### Data ###
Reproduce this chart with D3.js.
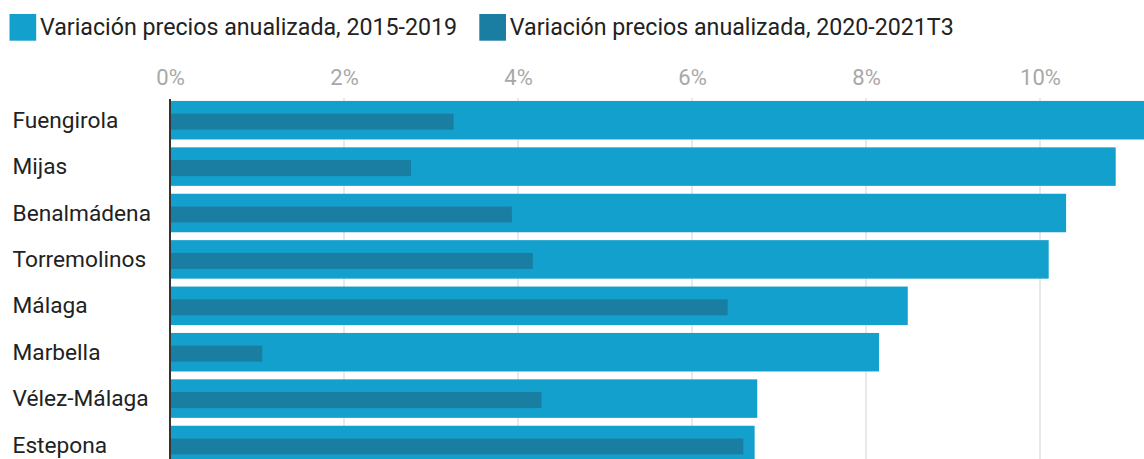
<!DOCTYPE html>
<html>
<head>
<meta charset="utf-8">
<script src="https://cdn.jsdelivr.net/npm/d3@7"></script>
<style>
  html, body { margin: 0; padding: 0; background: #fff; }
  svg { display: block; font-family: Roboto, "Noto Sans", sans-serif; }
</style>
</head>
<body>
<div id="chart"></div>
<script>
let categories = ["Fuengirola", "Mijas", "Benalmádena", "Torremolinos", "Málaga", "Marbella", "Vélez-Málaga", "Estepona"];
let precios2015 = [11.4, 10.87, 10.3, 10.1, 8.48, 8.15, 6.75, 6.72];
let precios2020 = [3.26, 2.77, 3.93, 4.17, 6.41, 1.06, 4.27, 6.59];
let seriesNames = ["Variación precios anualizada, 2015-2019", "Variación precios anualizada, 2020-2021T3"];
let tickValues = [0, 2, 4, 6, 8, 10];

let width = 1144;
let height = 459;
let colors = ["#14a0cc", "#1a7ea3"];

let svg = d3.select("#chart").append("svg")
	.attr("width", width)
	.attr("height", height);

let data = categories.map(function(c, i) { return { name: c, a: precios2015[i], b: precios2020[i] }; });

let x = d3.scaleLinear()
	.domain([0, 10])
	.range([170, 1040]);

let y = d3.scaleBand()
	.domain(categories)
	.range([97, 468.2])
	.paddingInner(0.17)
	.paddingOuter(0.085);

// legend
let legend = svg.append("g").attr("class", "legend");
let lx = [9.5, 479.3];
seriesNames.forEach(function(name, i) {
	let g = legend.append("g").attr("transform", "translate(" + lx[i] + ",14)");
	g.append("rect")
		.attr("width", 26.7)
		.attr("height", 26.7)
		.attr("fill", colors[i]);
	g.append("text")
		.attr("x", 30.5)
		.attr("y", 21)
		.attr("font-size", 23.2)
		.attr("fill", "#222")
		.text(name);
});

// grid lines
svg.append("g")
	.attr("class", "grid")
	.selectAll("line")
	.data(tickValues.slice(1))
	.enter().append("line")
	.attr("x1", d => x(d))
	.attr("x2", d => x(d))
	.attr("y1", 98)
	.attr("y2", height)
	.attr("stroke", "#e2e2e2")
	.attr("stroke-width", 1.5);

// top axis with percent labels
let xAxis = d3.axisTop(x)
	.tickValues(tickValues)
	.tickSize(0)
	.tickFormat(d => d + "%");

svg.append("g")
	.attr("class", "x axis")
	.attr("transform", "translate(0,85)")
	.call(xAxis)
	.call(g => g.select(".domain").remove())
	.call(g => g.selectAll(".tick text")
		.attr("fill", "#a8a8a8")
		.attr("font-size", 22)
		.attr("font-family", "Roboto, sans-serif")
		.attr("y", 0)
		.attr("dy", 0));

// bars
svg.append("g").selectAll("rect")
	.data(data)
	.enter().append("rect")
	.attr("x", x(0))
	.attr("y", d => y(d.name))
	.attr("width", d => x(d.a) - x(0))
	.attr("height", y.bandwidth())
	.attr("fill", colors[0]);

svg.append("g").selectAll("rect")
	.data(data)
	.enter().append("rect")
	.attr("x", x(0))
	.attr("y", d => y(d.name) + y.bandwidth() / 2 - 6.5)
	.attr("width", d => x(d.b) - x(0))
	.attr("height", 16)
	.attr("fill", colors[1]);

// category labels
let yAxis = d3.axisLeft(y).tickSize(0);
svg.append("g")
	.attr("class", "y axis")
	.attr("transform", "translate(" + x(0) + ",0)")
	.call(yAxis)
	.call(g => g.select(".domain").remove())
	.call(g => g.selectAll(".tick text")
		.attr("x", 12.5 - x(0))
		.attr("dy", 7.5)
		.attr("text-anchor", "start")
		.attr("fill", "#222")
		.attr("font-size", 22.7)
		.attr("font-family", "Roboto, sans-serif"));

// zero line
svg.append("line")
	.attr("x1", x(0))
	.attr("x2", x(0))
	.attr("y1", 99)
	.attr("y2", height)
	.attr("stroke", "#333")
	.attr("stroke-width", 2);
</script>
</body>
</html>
###
Written exercise: Your task is to repeat the material above exactly, without its pictures.

Full answer:
Reproduce this chart with D3.js.
<!DOCTYPE html>
<html>
<head>
<meta charset="utf-8">
<script src="https://cdn.jsdelivr.net/npm/d3@7"></script>
<style>
  html, body { margin: 0; padding: 0; background: #fff; }
  svg { display: block; font-family: Roboto, "Noto Sans", sans-serif; }
</style>
</head>
<body>
<div id="chart"></div>
<script>
let categories = ["Fuengirola", "Mijas", "Benalmádena", "Torremolinos", "Málaga", "Marbella", "Vélez-Málaga", "Estepona"];
let precios2015 = [11.4, 10.87, 10.3, 10.1, 8.48, 8.15, 6.75, 6.72];
let precios2020 = [3.26, 2.77, 3.93, 4.17, 6.41, 1.06, 4.27, 6.59];
let seriesNames = ["Variación precios anualizada, 2015-2019", "Variación precios anualizada, 2020-2021T3"];
let tickValues = [0, 2, 4, 6, 8, 10];

let width = 1144;
let height = 459;
let colors = ["#14a0cc", "#1a7ea3"];

let svg = d3.select("#chart").append("svg")
	.attr("width", width)
	.attr("height", height);

let data = categories.map(function(c, i) { return { name: c, a: precios2015[i], b: precios2020[i] }; });

let x = d3.scaleLinear()
	.domain([0, 10])
	.range([170, 1040]);

let y = d3.scaleBand()
	.domain(categories)
	.range([97, 468.2])
	.paddingInner(0.17)
	.paddingOuter(0.085);

// legend
let legend = svg.append("g").attr("class", "legend");
let lx = [9.5, 479.3];
seriesNames.forEach(function(name, i) {
	let g = legend.append("g").attr("transform", "translate(" + lx[i] + ",14)");
	g.append("rect")
		.attr("width", 26.7)
		.attr("height", 26.7)
		.attr("fill", colors[i]);
	g.append("text")
		.attr("x", 30.5)
		.attr("y", 21)
		.attr("font-size", 23.2)
		.attr("fill", "#222")
		.text(name);
});

// grid lines
svg.append("g")
	.attr("class", "grid")
	.selectAll("line")
	.data(tickValues.slice(1))
	.enter().append("line")
	.attr("x1", d => x(d))
	.attr("x2", d => x(d))
	.attr("y1", 98)
	.attr("y2", height)
	.attr("stroke", "#e2e2e2")
	.attr("stroke-width", 1.5);

// top axis with percent labels
let xAxis = d3.axisTop(x)
	.tickValues(tickValues)
	.tickSize(0)
	.tickFormat(d => d + "%");

svg.append("g")
	.attr("class", "x axis")
	.attr("transform", "translate(0,85)")
	.call(xAxis)
	.call(g => g.select(".domain").remove())
	.call(g => g.selectAll(".tick text")
		.attr("fill", "#a8a8a8")
		.attr("font-size", 22)
		.attr("font-family", "Roboto, sans-serif")
		.attr("y", 0)
		.attr("dy", 0));

// bars
svg.append("g").selectAll("rect")
	.data(data)
	.enter().append("rect")
	.attr("x", x(0))
	.attr("y", d => y(d.name))
	.attr("width", d => x(d.a) - x(0))
	.attr("height", y.bandwidth())
	.attr("fill", colors[0]);

svg.append("g").selectAll("rect")
	.data(data)
	.enter().append("rect")
	.attr("x", x(0))
	.attr("y", d => y(d.name) + y.bandwidth() / 2 - 6.5)
	.attr("width", d => x(d.b) - x(0))
	.attr("height", 16)
	.attr("fill", colors[1]);

// category labels
let yAxis = d3.axisLeft(y).tickSize(0);
svg.append("g")
	.attr("class", "y axis")
	.attr("transform", "translate(" + x(0) + ",0)")
	.call(yAxis)
	.call(g => g.select(".domain").remove())
	.call(g => g.selectAll(".tick text")
		.attr("x", 12.5 - x(0))
		.attr("dy", 7.5)
		.attr("text-anchor", "start")
		.attr("fill", "#222")
		.attr("font-size", 22.7)
		.attr("font-family", "Roboto, sans-serif"));

// zero line
svg.append("line")
	.attr("x1", x(0))
	.attr("x2", x(0))
	.attr("y1", 99)
	.attr("y2", height)
	.attr("stroke", "#333")
	.attr("stroke-width", 2);
</script>
</body>
</html>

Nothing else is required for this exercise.